When you’re picking a hotel to stay at in an area you don’t know well, the place you end up at can be arbitrary. With most travel sites, you get a list of hotels with ratings, which is helpful, but still feels confusing at times. Sites like Hipmunk aim to make the search easier. Most recently Google launched a new experiment called Hotel Finder.
Enter a location and date range you want, and a map highlights the areas that are most popular. What makes an area “popular” I’m not sure, but you can see how this could be helpful (or not). The Hotel Finder also offers additional filters in the forms of sliders for price, time, and rating. Unfortunately the highlighted overlay doesn’t dynamically update yet.
But let’s go back to the meaning of popular. This is the most important bit. Are areas brighter where more people stay? Do they stay in these areas because they’re cheaper or because they’re nicer? Is it based on searches? Why are some areas with no hotels highlighted? So many questions, too few answers, and you could very well end up in some stink hole. You do get more details on a hotel when you click on one, but that defeats the purpose of the map view.

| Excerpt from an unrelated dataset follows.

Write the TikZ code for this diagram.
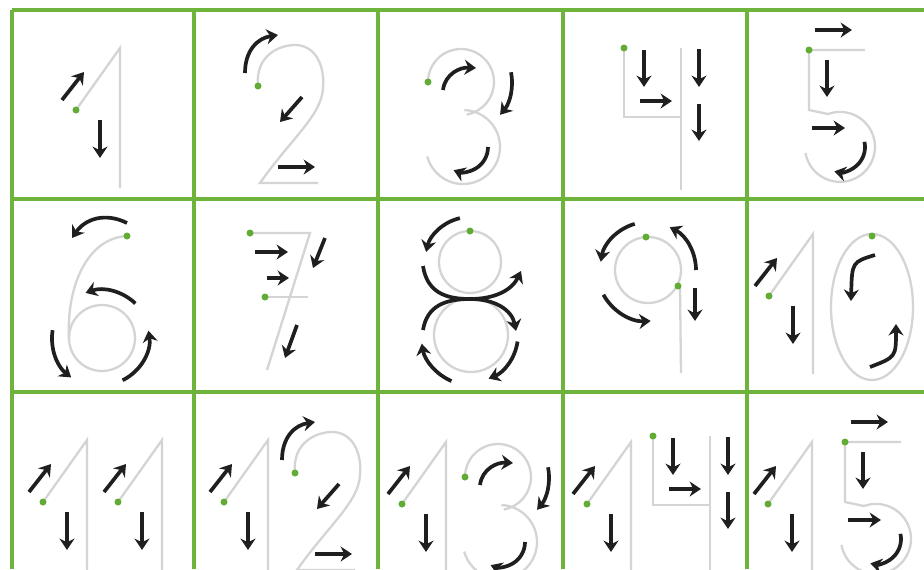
\documentclass[tikz,border=0pt]{standalone}
\usetikzlibrary{arrows.meta}
\definecolor{gridgreen}{RGB}{110,180,60}
\definecolor{dotgreen}{RGB}{96,172,52}
\definecolor{diggray}{RGB}{212,212,212}
\tikzset{
  gridline/.style={draw=gridgreen,line width=2.2pt},
  dig/.style={draw=diggray,line width=1.3pt},
  arr/.style={draw=black!88,line width=2.1pt,-{Stealth[length=6.5pt,width=8.5pt]}},
  gdot/.style={fill=dotgreen},
  digone/.pic={
    \draw[dig] (-44,62) -- (0,0) -- (0,140);
    \fill[gdot] (-44,62) circle (3.5);
    \draw[arr] (-58,52) -- (-36,24);
    \draw[arr] (-20,72) -- (-20,110);
  },
  digtwo/.pic={
    \draw[dig] (0,0) .. controls (-3,-31) and (22,-41) .. (37,-41)
      .. controls (57,-41) and (67,-21) .. (65,2)
      .. controls (64,29) and (32,54) .. (2,97) -- (60,97);
    \fill[gdot] (0,0) circle (3.5);
    \draw[arr] (-13,-13) .. controls (-13,-36) and (0,-48) .. (20,-51);
    \draw[arr] (44,11) -- (22,36);
    \draw[arr] (20,81) -- (57,81);
  },
  digthree/.pic={
    \draw[dig] (33,-2) ++(180:33) arc[start angle=180,end angle=440,radius=33];
    \draw[dig] (35,63) ++(272:37) arc[start angle=272,end angle=525,radius=37];
    \fill[gdot] (0,-2) circle (3.5);
    \draw[arr] (15,6) .. controls (17,-10) and (32,-17) .. (48,-16);
    \draw[arr] (33,-2) ++(349:51) arc[start angle=349,end angle=400,radius=51];
    \draw[arr] (35,63) ++(0:25) arc[start angle=0,end angle=112,radius=25];
  },
  digfour/.pic={
    \draw[dig] (0,0) -- (0,69) -- (57,69);
    \draw[dig] (57,0) -- (57,142);
    \fill[gdot] (0,0) circle (3.5);
    \draw[arr] (20,2) -- (20,39);
    \draw[arr] (16,53) -- (48,53);
    \draw[arr] (75,1) -- (75,39);
    \draw[arr] (75,56) -- (75,93);
  },
  digfive/.pic={
    \draw[dig] (56,0) -- (0,0) -- (0,60) -- (19,64)
      arc[start angle=250,end angle=530,radius=35];
    \fill[gdot] (0,0) circle (3.5);
    \draw[arr] (6,-20) -- (43,-20);
    \draw[arr] (18,10) -- (18,47);
    \draw[arr] (3,78) -- (36,78);
    \draw[arr] (31,97) ++(348:25) arc[start angle=348,end angle=463,radius=25];
  }
}
\begin{document}
\begin{tikzpicture}[x=0.02cm,y=-0.02cm]
\useasboundingbox (0,0) rectangle (924,569);
\clip (0,0) rectangle (924,569);
\fill[white] (0,0) rectangle (924,569);

% grid
\draw[gridline] (12,10) -- (924,10);
\draw[gridline] (12,199) -- (924,199);
\draw[gridline] (12,392) -- (924,392);
\foreach \gx in {12,194,378,563,747} {\draw[gridline] (\gx,10) -- (\gx,569);}

% row 1
\pic at (120,48) {digone};
\pic at (258,86) {digtwo};
\pic at (428,84) {digthree};
\pic at (624,48) {digfour};
\pic at (809,50) {digfive};

% cell 6
\draw[dig] (127,236) .. controls (88,238) and (66,285) .. (69,340);
\draw[dig] (102,338) circle (33);
\fill[gdot] (127,236) circle (3.5);
\draw[arr] (127,223) .. controls (105,212) and (85,219) .. (72,238);
\draw[arr] (102,338) ++(314:48) arc[start angle=314,end angle=250,radius=48];
\draw[arr] (102,338) ++(189:50) arc[start angle=189,end angle=128,radius=50];
\draw[arr] (102,338) ++(64:47) arc[start angle=64,end angle=-9,radius=47];

% cell 7
\draw[dig] (250,233) -- (310,233) -- (267,370);
\draw[dig] (265,297) -- (308,297);
\fill[gdot] (250,233) circle (3.5);
\fill[gdot] (265,297) circle (3.5);
\draw[arr] (255,252) -- (288,252);
\draw[arr] (267,278) -- (289,278);
\draw[arr] (325,238) -- (313,268);
\draw[arr] (297,325) -- (285,358);

% cell 8
\draw[dig] (470,262) circle (31);
\draw[dig] (471,335) circle (37);
\fill[gdot] (470,231) circle (3.5);
\draw[arr] (470,262) ++(257:45) arc[start angle=257,end angle=193,radius=45];
\draw[arr] (423,266) .. controls (427,292) and (445,299) .. (470,299)
  .. controls (495,299) and (512,290) .. (521,271);
\draw[arr] (423,330) .. controls (427,306) and (445,299) .. (470,299)
  .. controls (495,299) and (512,310) .. (516,331);
\draw[arr] (471,335) ++(8:47) arc[start angle=8,end angle=68,radius=47];
\draw[arr] (471,335) ++(113:50) arc[start angle=113,end angle=170,radius=50];

% cell 9
\draw[dig] (648,270) circle (33);
\draw[dig] (680,286) -- (681,373);
\fill[gdot] (646,237) circle (3.5);
\fill[gdot] (678,286) circle (3.5);
\draw[arr] (648,270) ++(254:48) arc[start angle=254,end angle=190,radius=48];
\draw[arr] (648,270) ++(151:51) arc[start angle=151,end angle=87,radius=51];
\draw[arr] (648,270) ++(360:48) arc[start angle=360,end angle=297,radius=48];
\draw[arr] (695,288) -- (695,321);

% cell 10
\pic at (813,234) {digone};
\draw[dig] (872,307) ellipse [x radius=41,y radius=73];
\fill[gdot] (872,236) circle (3.5);
\draw[arr] (875,255) .. controls (852,262) .. (851,301);
\draw[arr] (870,367) .. controls (896,357) .. (896,324);

% row 3
\pic at (87,440) {digone};
\pic at (162,440) {digone};
\pic at (268,440) {digone};
\pic at (295,473) {digtwo};
\pic at (446,442) {digone};
\pic at (465,479) {digthree};
\pic at (631,442) {digone};
\pic at (653,436) {digfour};
\pic at (812,442) {digone};
\pic at (845,442) {digfive};
\end{tikzpicture}
\end{document}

based on that map of dc (as i live here), the highlighted areas look like they are the most heavily trafficked touristy areas
Poking around the map of my home base (Denver, CO) it looks like maybe “popular” has nothing to do with hotels, since many white hot spots have no hotels whatsoever. I’m guessing they are deriving the heat map from keyword searches on activities? In the case of empty spots in Denver it looks like hiking, scenic overlooks, small town dining, etc.
Yeah, I’m quite curious to learn what Google is using to define a “popular area”. If anyone knows, please let me reply to this thread with the answer. Thanks!
Nice tool that has potential but I am not sure how it is an experiment. I would have overlaid filters for restaurant ratings. I wouldn’t be surprised if we see similar tools pop on Kayak and other discount travel sites. As for the popular areas, it looks like they may have correlated the amount of picture tags in maps to being “popular”.